- **EXTRACTED DATA**:

»»

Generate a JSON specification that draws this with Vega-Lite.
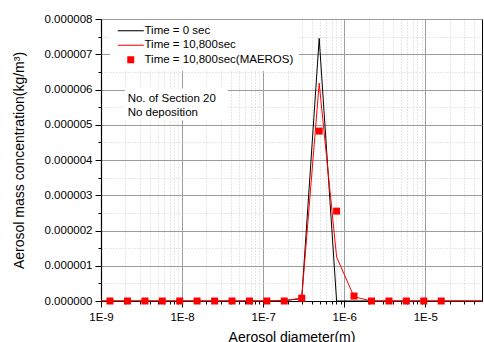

««
»»

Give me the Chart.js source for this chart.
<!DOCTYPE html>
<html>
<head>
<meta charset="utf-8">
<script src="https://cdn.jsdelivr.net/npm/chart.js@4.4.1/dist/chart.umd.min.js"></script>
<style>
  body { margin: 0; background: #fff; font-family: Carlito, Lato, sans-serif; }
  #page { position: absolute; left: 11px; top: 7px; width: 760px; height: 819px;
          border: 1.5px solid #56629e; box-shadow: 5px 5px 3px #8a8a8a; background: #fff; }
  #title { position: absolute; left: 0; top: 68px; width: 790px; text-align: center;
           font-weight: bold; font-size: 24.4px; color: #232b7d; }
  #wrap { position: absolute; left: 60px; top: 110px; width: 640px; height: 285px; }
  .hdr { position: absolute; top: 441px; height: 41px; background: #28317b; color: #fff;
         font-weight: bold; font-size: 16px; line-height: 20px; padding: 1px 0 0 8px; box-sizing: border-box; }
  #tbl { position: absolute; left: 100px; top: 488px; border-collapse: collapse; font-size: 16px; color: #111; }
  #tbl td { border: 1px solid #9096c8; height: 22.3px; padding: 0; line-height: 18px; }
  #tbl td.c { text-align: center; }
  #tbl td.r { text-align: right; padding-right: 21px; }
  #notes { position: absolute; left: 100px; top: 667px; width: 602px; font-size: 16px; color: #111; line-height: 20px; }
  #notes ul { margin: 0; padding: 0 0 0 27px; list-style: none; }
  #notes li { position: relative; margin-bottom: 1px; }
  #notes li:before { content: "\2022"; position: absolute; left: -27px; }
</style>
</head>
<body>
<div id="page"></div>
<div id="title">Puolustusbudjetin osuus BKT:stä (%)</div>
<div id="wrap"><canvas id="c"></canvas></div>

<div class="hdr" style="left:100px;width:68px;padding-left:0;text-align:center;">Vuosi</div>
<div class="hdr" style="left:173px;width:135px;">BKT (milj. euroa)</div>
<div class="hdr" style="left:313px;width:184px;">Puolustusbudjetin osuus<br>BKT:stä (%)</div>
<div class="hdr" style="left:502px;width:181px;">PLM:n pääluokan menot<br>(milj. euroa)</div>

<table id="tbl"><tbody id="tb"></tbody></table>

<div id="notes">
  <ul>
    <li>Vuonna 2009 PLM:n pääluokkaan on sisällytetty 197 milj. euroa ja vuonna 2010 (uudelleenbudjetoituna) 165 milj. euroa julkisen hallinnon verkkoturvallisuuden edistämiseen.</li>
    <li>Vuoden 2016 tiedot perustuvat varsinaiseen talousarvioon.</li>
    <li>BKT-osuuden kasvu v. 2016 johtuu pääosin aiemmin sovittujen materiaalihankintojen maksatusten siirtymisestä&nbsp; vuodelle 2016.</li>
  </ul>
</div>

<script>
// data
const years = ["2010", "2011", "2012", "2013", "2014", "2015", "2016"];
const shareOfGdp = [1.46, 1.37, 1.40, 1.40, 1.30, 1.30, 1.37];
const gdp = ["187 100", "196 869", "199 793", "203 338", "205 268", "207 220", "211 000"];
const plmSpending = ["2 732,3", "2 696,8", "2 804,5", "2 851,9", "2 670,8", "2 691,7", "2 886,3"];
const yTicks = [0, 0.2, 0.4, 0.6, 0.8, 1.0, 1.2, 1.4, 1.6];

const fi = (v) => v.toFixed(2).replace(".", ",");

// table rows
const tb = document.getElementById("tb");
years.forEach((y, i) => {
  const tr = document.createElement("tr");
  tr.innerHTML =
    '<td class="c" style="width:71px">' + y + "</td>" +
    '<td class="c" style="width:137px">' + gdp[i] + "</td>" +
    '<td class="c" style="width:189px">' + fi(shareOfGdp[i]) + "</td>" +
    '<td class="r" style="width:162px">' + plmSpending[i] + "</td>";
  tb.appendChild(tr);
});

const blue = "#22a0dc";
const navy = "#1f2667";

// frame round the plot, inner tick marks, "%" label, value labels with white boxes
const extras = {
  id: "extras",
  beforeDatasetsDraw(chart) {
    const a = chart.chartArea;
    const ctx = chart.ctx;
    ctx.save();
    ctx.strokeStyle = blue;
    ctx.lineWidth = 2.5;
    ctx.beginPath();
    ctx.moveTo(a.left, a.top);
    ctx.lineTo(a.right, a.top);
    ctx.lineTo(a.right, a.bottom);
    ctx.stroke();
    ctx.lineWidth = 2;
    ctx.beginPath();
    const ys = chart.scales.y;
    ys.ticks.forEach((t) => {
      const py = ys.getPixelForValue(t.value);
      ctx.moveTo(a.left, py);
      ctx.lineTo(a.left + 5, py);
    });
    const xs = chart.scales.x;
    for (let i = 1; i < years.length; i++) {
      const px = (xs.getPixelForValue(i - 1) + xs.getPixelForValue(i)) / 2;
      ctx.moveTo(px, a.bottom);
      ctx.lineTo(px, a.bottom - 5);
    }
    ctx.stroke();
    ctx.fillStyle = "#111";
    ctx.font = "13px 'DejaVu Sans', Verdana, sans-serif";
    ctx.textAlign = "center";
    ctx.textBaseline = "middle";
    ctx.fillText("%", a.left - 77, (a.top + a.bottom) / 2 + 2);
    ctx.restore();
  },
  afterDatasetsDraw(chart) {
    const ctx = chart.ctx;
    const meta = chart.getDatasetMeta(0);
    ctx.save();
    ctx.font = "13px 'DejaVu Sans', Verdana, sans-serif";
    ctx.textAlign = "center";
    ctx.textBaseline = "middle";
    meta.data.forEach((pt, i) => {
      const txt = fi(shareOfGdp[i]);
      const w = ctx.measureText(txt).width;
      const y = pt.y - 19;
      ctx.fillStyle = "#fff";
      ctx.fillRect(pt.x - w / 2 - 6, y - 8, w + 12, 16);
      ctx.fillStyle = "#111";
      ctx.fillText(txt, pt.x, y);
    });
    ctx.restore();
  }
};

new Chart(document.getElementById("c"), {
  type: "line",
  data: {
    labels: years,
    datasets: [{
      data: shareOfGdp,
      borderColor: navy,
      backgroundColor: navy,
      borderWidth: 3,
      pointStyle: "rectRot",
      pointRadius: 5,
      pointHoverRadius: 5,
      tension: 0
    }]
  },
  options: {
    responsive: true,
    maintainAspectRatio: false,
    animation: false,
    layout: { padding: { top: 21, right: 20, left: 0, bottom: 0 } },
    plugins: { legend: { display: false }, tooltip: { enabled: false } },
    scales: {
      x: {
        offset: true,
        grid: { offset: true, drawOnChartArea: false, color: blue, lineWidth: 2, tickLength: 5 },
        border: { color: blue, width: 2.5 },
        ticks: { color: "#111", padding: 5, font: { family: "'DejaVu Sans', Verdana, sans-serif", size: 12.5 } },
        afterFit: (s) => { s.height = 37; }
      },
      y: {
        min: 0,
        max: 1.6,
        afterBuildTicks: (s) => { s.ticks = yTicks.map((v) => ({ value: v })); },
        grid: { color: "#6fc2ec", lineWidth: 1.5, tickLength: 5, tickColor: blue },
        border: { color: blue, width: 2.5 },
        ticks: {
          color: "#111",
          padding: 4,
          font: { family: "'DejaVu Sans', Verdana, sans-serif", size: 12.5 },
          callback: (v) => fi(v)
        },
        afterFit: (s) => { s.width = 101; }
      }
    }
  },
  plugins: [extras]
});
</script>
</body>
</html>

««

- **EXERCISE INSTRUCTIONS**: Pick out the lines that have the word "with". Copy them all.

- **RESULT**:
Generate a JSON specification that draws this with Vega-Lite.
// frame round the plot, inner tick marks, "%" label, value labels with white boxes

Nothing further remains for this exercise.